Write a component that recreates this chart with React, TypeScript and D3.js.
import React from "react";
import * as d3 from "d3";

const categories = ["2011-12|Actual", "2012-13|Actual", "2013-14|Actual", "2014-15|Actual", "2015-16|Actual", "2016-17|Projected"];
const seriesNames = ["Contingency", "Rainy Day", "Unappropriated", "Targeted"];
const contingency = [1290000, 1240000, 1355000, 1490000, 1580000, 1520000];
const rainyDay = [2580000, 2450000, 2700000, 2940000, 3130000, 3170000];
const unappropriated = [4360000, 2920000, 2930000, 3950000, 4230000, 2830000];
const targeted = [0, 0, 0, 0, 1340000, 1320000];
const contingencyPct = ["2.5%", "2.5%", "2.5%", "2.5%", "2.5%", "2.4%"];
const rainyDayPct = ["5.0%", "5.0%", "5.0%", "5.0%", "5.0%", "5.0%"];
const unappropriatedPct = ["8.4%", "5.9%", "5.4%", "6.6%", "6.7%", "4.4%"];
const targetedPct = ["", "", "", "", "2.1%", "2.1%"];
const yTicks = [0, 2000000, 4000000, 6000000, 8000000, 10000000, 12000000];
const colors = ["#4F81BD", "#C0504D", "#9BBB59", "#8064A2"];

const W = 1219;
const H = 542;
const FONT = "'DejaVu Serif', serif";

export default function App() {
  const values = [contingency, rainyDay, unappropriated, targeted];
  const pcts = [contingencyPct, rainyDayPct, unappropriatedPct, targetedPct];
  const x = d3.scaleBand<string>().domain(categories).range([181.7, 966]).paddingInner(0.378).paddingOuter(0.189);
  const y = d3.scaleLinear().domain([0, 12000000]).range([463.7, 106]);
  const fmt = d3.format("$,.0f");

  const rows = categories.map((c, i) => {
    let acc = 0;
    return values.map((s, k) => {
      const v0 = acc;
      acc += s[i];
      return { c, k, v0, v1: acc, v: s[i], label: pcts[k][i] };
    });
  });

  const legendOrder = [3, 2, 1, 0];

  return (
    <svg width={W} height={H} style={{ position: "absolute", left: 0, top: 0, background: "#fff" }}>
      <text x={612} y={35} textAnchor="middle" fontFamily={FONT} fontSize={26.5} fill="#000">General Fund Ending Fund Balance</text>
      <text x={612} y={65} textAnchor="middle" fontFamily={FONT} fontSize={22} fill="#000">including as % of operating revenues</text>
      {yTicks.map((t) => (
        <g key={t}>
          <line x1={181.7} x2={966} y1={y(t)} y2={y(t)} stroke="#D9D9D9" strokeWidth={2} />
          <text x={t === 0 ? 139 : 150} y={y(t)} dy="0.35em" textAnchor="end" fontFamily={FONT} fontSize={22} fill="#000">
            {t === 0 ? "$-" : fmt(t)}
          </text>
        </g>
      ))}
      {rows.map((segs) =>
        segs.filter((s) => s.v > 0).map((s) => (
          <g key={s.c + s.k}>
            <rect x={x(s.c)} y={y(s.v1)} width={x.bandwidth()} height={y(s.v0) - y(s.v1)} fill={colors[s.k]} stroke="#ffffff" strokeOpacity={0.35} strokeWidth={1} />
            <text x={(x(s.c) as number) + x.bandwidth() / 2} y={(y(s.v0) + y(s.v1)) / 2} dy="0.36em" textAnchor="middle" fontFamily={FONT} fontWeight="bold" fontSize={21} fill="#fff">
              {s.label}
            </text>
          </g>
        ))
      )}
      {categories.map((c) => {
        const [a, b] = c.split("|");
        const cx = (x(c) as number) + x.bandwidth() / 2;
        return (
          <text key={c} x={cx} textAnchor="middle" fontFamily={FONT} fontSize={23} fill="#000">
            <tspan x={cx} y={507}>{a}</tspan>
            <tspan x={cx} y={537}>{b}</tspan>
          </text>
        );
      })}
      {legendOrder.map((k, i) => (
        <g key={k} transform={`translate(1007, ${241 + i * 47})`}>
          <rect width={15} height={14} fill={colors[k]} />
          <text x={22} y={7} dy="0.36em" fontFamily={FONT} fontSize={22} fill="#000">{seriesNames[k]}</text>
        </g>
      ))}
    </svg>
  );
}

Exercise goal: Search the lines for the word "React" and report how many contain it, by number only.

Task response: 2